Failure to provide the necessary information to the participants

It is hard to believe that any participant would continue to invest in Magellan if they had the proper notifications from the PIC’s as required by ERISA. It is a reasonable conclusion that many participants are not capable of effectively investing their retirement funds without the proper data, which is why plan fiduciaries are required to monitor and remove poor investment options.

Failure to follow their company’s own plan documents

Most retirement plans have an Investment Policy Statement (IPS), which gives direction as to how the PIC’s should select, monitor and remove investments for a plan.
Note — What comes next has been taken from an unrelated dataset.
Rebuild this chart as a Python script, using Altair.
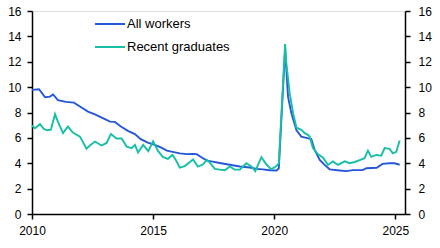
import altair as alt
import pandas as pd

# All workers unemployment rate (%)
aw_year = [2010.00, 2010.29, 2010.54, 2010.74, 2010.87, 2011.07, 2011.40, 2011.73, 2011.98,
           2012.31, 2012.60, 2013.01, 2013.22, 2013.42, 2013.67, 2013.96, 2014.25, 2014.49,
           2014.78, 2015.07, 2015.32, 2015.57, 2015.81, 2016.10, 2016.39, 2016.64, 2016.80,
           2016.93, 2017.22, 2017.46, 2017.75, 2018.16, 2018.58, 2018.99, 2019.28, 2019.53,
           2019.81, 2020.10, 2020.19, 2020.45, 2020.57, 2020.71, 2020.92, 2021.12, 2021.33,
           2021.53, 2021.67, 2021.88, 2022.08, 2022.29, 2022.70, 2022.98, 2023.24, 2023.65,
           2023.81, 2024.23, 2024.47, 2024.76, 2024.97, 2025.18]
aw_val = [9.78, 9.83, 9.20, 9.25, 9.42, 8.97, 8.84, 8.78, 8.47,
          8.07, 7.85, 7.47, 7.28, 7.26, 6.90, 6.55, 6.30, 5.90,
          5.62, 5.45, 5.25, 5.00, 4.90, 4.78, 4.72, 4.74, 4.72,
          4.55, 4.21, 4.13, 4.02, 3.88, 3.74, 3.66, 3.56, 3.52,
          3.45, 3.43, 3.60, 13.00, 9.25, 7.94, 6.60, 6.10, 6.00,
          5.90, 5.05, 4.27, 3.87, 3.52, 3.43, 3.38, 3.46, 3.46,
          3.61, 3.64, 3.95, 4.00, 4.00, 3.88]

# Recent graduates unemployment rate (%)
rg_year = [2010.00, 2010.12, 2010.33, 2010.49, 2010.62, 2010.78, 2010.95, 2011.07, 2011.28,
           2011.48, 2011.69, 2011.98, 2012.25, 2012.39, 2012.60, 2012.87, 2013.08, 2013.26,
           2013.49, 2013.70, 2013.91, 2014.11, 2014.25, 2014.38, 2014.59, 2014.80, 2015.00,
           2015.21, 2015.40, 2015.61, 2015.80, 2015.94, 2016.10, 2016.31, 2016.52, 2016.65,
           2016.85, 2017.05, 2017.22, 2017.34, 2017.55, 2017.75, 2017.96, 2018.16, 2018.37,
           2018.58, 2018.85, 2019.06, 2019.22, 2019.47, 2019.68, 2019.88, 2020.09, 2020.19,
           2020.45, 2020.50, 2020.64, 2020.78, 2020.92, 2021.12, 2021.26, 2021.39, 2021.46,
           2021.60, 2021.81, 2022.01, 2022.22, 2022.42, 2022.63, 2022.91, 2023.11, 2023.32,
           2023.53, 2023.73, 2023.87, 2024.01, 2024.21, 2024.42, 2024.56, 2024.76, 2024.90,
           2025.04, 2025.18]
rg_val = [6.97, 6.76, 7.08, 6.70, 6.60, 6.65, 7.87, 7.28, 6.37,
          6.89, 6.42, 6.10, 5.15, 5.40, 5.71, 5.40, 5.60, 6.31,
          5.95, 5.95, 5.31, 5.19, 5.45, 4.85, 5.45, 4.95, 5.72,
          4.95, 4.50, 4.35, 4.65, 4.25, 3.65, 3.78, 4.10, 4.30,
          3.74, 3.90, 4.27, 4.05, 3.55, 3.50, 3.45, 3.74, 3.50,
          3.50, 4.00, 3.75, 3.38, 4.48, 3.90, 3.52, 3.78, 4.00,
          13.40, 11.90, 9.50, 7.94, 6.80, 6.63, 6.37, 6.24, 6.10,
          5.20, 4.70, 4.45, 3.87, 4.15, 3.87, 4.15, 4.00, 4.10,
          4.25, 4.40, 5.00, 4.50, 4.66, 4.60, 5.20, 5.13, 4.78,
          4.90, 5.79]

series_names = ["All workers", "Recent graduates"]
series_colors = ["#2457d9", "#16bfa6"]
x_ticks = [2010, 2015, 2020, 2025]
y_ticks = [0, 2, 4, 6, 8, 10, 12, 14, 16]

df = pd.concat([
    pd.DataFrame({"year": aw_year, "value": aw_val, "series": series_names[0]}),
    pd.DataFrame({"year": rg_year, "value": rg_val, "series": series_names[1]}),
])

FONT = "Liberation Sans"

x = alt.X("year:Q",
          scale=alt.Scale(domain=[2010, 2025.4], nice=False, zero=False),
          axis=alt.Axis(values=x_ticks, format="d", title=None, grid=False,
                        labelFlush=False,
                        domainColor="black", tickColor="black", tickSize=5,
                        labelPadding=6, labelColor="black", labelFontSize=12,
                        labelFont=FONT, domainWidth=1.5, tickWidth=1.5))

yscale = alt.Scale(domain=[0, 16], nice=False)

def yaxis(orient, pad):
    return alt.Axis(values=y_ticks, title=None, grid=False, orient=orient,
                    labelFlush=False,
                    domainColor="black", tickColor="black", tickSize=5,
                    labelPadding=pad, labelColor="black", labelFontSize=12,
                    labelFont=FONT, domainWidth=1.5, tickWidth=1.5)

color = alt.Color("series:N",
                  scale=alt.Scale(domain=series_names, range=series_colors),
                  legend=alt.Legend(title=None, orient="none", legendX=62, legendY=-3,
                                    symbolType="stroke", symbolSize=900,
                                    symbolStrokeWidth=2, labelFontSize=13,
                                    labelFont=FONT, labelColor="black",
                                    rowPadding=-6, labelOffset=1))

lines = alt.Chart(df).mark_line(strokeWidth=1.9).encode(
    x=x,
    y=alt.Y("value:Q", scale=yscale, axis=yaxis("left", 6)),
    color=color,
    order="year:Q",
)

right = alt.Chart(df).mark_line(opacity=0).encode(
    x=x,
    y=alt.Y("value:Q", scale=yscale, axis=yaxis("right", 8)),
    detail="series:N",
)

chart = alt.layer(lines, right).resolve_scale(y="independent").properties(
    width=373, height=203,
    padding={"left": 32, "top": 11, "right": 35, "bottom": 34},
    autosize=alt.AutoSizeParams(type="none"),
).configure_view(stroke=None).configure(background="white")

chart.save("out.html", embed_options={"renderer": "svg", "actions": False})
If a plan keeps the Magellan fund in the plan’s fund line-up when it continually fails to meet the IPS standards, the PIC’s will have committed a fiduciary breach for failing to follow plan documents.

Conclusion

So, what are you to do if you are a plan sponsor or serve on a plan’s 401(k) committee?  Tracy Tierney, a partner of GCA Law Partners specializing in ERISA, summarizes some of today’s best practices for plan administration and compliance with fiduciary standards as follows:

 Understand Your Plan’s terms.  Every plan sponsor or member of a PIC should know and understand the basic terms of their company’s plan because the plan document is the foundation for plan operations.  Consult ERISA counsel or your third party administration with any questions regarding plan design or application because mistakes can be costly to correct.
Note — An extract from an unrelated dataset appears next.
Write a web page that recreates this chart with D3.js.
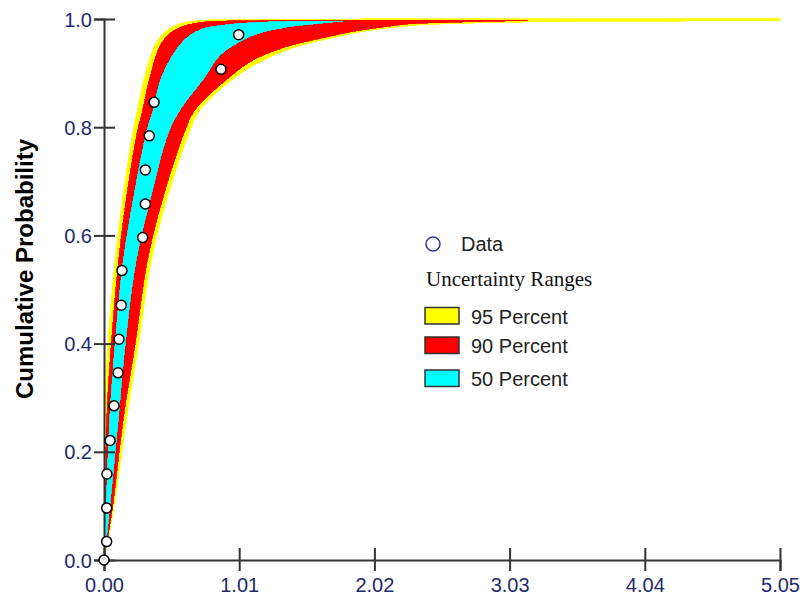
<!DOCTYPE html>
<html>
<head>
<meta charset="utf-8">
<script src="https://cdn.jsdelivr.net/npm/d3@7"></script>
<style>
  html, body { margin: 0; padding: 0; background: #fff; }
  svg { display: block; }
</style>
</head>
<body>
<svg id="chart" width="800" height="596"></svg>
<script>
// Tick values
const xTicks = [0, 1.01, 2.02, 3.03, 4.04, 5.05];
const yTicks = [0, 0.2, 0.4, 0.6, 0.8, 1.0];

// Observed data: [value, cumulative probability]
const dataPoints = [
  [0.000, 0.000], [0.020, 0.034], [0.020, 0.096], [0.022, 0.159],
  [0.045, 0.221], [0.075, 0.285], [0.105, 0.346], [0.112, 0.408],
  [0.129, 0.471], [0.134, 0.535], [0.289, 0.596], [0.309, 0.658],
  [0.309, 0.721], [0.338, 0.784], [0.374, 0.846], [0.874, 0.907],
  [1.006, 0.971]
];

// Uncertainty band boundaries: [value, cumulative probability]
const lower95 = [
  [0, 0], [0.001, 0.091], [0.006, 0.270], [0.030, 0.401], [0.082, 0.551],
  [0.138, 0.665], [0.214, 0.789], [0.250, 0.832], [0.302, 0.893],
  [0.390, 0.956], [0.474, 0.980], [0.585, 0.9926], [0.717, 0.9972],
  [0.941, 0.9989], [5.05, 1.0]
];
const upper95 = [
  [0, 0], [0.069, 0.091], [0.174, 0.270], [0.259, 0.401], [0.351, 0.551],
  [0.467, 0.665], [0.635, 0.789], [0.717, 0.832], [0.986, 0.893],
  [1.190, 0.924], [1.440, 0.949], [1.688, 0.964], [1.937, 0.977],
  [2.187, 0.985], [2.361, 0.989], [2.884, 0.9933], [3.519, 0.9954],
  [5.05, 0.9967]
];
const lower90 = [
  [0, 0], [0.0075, 0.091], [0.022, 0.270], [0.055, 0.401], [0.108, 0.551],
  [0.165, 0.665], [0.247, 0.789], [0.289, 0.832], [0.344, 0.893],
  [0.431, 0.956], [0.530, 0.980], [0.680, 0.9921], [0.829, 0.9954],
  [1.165, 0.9972], [3.160, 0.9976]
];
const upper90 = [
  [0, 0], [0.060, 0.091], [0.149, 0.270], [0.234, 0.401], [0.322, 0.551],
  [0.435, 0.665], [0.598, 0.789], [0.680, 0.832], [0.941, 0.893],
  [1.115, 0.924], [1.365, 0.949], [1.614, 0.964], [1.862, 0.977],
  [2.112, 0.986], [2.286, 0.991], [2.547, 0.9935], [3.160, 0.9972]
];
const lower50 = [
  [0, 0], [0.015, 0.091], [0.045, 0.270], [0.084, 0.401], [0.143, 0.551],
  [0.218, 0.665], [0.316, 0.789], [0.368, 0.832], [0.431, 0.893],
  [0.580, 0.956], [0.717, 0.980], [0.904, 0.9889], [1.165, 0.9939],
  [1.464, 0.9958], [1.785, 0.9963]
];
const upper50 = [
  [0, 0], [0.040, 0.091], [0.110, 0.270], [0.159, 0.401], [0.238, 0.551],
  [0.343, 0.665], [0.480, 0.789], [0.568, 0.832], [0.755, 0.893],
  [0.867, 0.933], [1.115, 0.970], [1.365, 0.985], [1.614, 0.992],
  [1.785, 0.9963]
];

const bandLabels = ["95 Percent", "90 Percent", "50 Percent"];
const bandColors = ["#ffff00", "#ff0000", "#00ffff"];
const bands = [
  { lo: lower95, hi: upper95 },
  { lo: lower90, hi: upper90 },
  { lo: lower50, hi: upper50 }
];

const svg = d3.select("#chart");

const x = d3.scaleLinear().domain([0, 5.05]).range([104, 780]);
const y = d3.scaleLinear().domain([0, 1]).range([560, 19]);

const edge = d3.line()
  .x(d => x(d[0]))
  .y(d => y(d[1]))
  .curve(d3.curveCatmullRom.alpha(0.5));

// Bands, widest first
const bandLayer = svg.append("g");
bands.forEach((b, i) => {
  const path = edge(b.lo) + "L" + edge(b.hi.slice().reverse()).slice(1) + "Z";
  bandLayer.append("path")
    .attr("d", path)
    .attr("fill", bandColors[i])
    .attr("stroke", bandColors[i])
    .attr("stroke-width", 0.8)
    .attr("shape-rendering", "crispEdges");
});

// Axes
const axisColor = "#333";
const labelColor = "#1f2a6b";

const gx = svg.append("g")
  .attr("transform", `translate(0,${y(0)})`)
  .call(d3.axisBottom(x).tickValues(xTicks).tickFormat(d3.format(".2f")).tickSizeOuter(0).tickSize(11));
gx.select(".domain").attr("stroke", axisColor).attr("stroke-width", 2);
gx.selectAll(".tick line").attr("y1", -12).attr("y2", 11).attr("stroke", axisColor).attr("stroke-width", 2);
gx.selectAll(".tick text")
  .attr("y", 32).attr("dy", 0)
  .attr("fill", labelColor)
  .style("font-family", "'Liberation Sans', Arial, sans-serif")
  .style("font-size", "20px");

const gy = svg.append("g")
  .attr("transform", `translate(${x(0)},0)`)
  .call(d3.axisLeft(y).tickValues(yTicks).tickFormat(d3.format(".1f")).tickSizeOuter(0).tickSize(10));
gy.select(".domain").attr("stroke", axisColor).attr("stroke-width", 2);
gy.selectAll(".tick line").attr("x1", -10).attr("x2", 11).attr("stroke", axisColor).attr("stroke-width", 2);
gy.selectAll(".tick text")
  .attr("x", -12).attr("dy", "0.35em")
  .attr("fill", labelColor)
  .style("font-family", "'Liberation Sans', Arial, sans-serif")
  .style("font-size", "20px");

svg.append("text")
  .attr("transform", "translate(33,269) rotate(-90)")
  .attr("text-anchor", "middle")
  .style("font-family", "'Liberation Sans', Arial, sans-serif")
  .style("font-size", "24px")
  .style("font-weight", "bold")
  .attr("fill", "#000")
  .text("Cumulative Probability");

// Observed points
svg.append("g").selectAll("circle")
  .data(dataPoints)
  .join("circle")
  .attr("cx", d => x(d[0]))
  .attr("cy", d => y(d[1]))
  .attr("r", 5)
  .attr("fill", "#fff")
  .attr("stroke", "#000")
  .attr("stroke-width", 1.5);

// Legend
const legend = svg.append("g");
legend.append("circle")
  .attr("cx", 433).attr("cy", 244).attr("r", 7)
  .attr("fill", "#fff").attr("stroke", "#3535a5").attr("stroke-width", 1.5);
legend.append("text")
  .attr("x", 461).attr("y", 251)
  .style("font-family", "'Liberation Sans', Arial, sans-serif")
  .style("font-size", "20px")
  .attr("fill", "#222")
  .text("Data");
legend.append("text")
  .attr("x", 426).attr("y", 286)
  .style("font-family", "'Liberation Serif', 'Times New Roman', serif")
  .style("font-size", "21px")
  .attr("fill", "#111")
  .text("Uncertainty Ranges");

const rowY = [307.5, 337, 370];
bandLabels.forEach((label, i) => {
  legend.append("rect")
    .attr("x", 425).attr("y", rowY[i])
    .attr("width", 34).attr("height", 16.5)
    .attr("fill", bandColors[i])
    .attr("stroke", "#333").attr("stroke-width", 1.5);
  legend.append("text")
    .attr("x", 471).attr("y", rowY[i] + 16)
    .style("font-family", "'Liberation Sans', Arial, sans-serif")
    .style("font-size", "20px")
    .attr("fill", "#222")
    .text(label);
});
</script>
</body>
</html>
  1. Understand Your Fiduciary Duties.  Because members of a PIC are plan fiduciaries, each member should understand their fiduciary responsibilities as set for the by ERISA, including those which relate to Plan investments.  This includes the PIC’s duty to monitor and report on the investments offered by the plan.
  2. Follow an Investment Policy Statement.  An IPS can be an excellent tool for the PIC.  When followed, it provides evidence that the members of the PIC fulfilled their fiduciary duty by following a thoughtful process.  An IPS should be reviewed annually, and if your plan does not have an IPS, consider seeking ERISA counsel to help you develop one.
  3. Utilize an Independent Third Party Investment Expert.  Plan sponsors should not rely solely on their vendors, such as Fidelity, to provide reporting and analysis of investments.  If their vendors are not fiduciaries, they are not required to abide by the same standards of care and prudence, and they are not required to put the best interest of the Plan first.  Having an independent third party investment expert, especially one who is a fiduciary, will help mitigate the risk that the participant’s bests interests are not being put first.
  4. Consider a Fiduciary Insurance Policy.  Because members of a PIC may be held personally liable for breaches of fiduciary duty, some companies choose to obtain this insurance, which is different from the ERISA bond that a plan is required to have.  PIC members may also want to investigate whether plan documents provide any indemnification or reimbursement for claims made against PIC members for “fiduciary breaches.”

If, as a retirement plan participant, you are invested in Fidelity Magellan, you should consider doing the following:

  1. Move your funds out of Magellan.
  2. Request your plan be reviewed and benchmarked by an “independent” fiduciary.
  3. Should your company refuse to get an independent review, consider taking to an ERISA attorney to determine if your plan fiduciaries are properly supervising your retirement plan.

The information in this document does not constitute legal advice. For assistance with legal questions specific to your situation, please consult an attorney.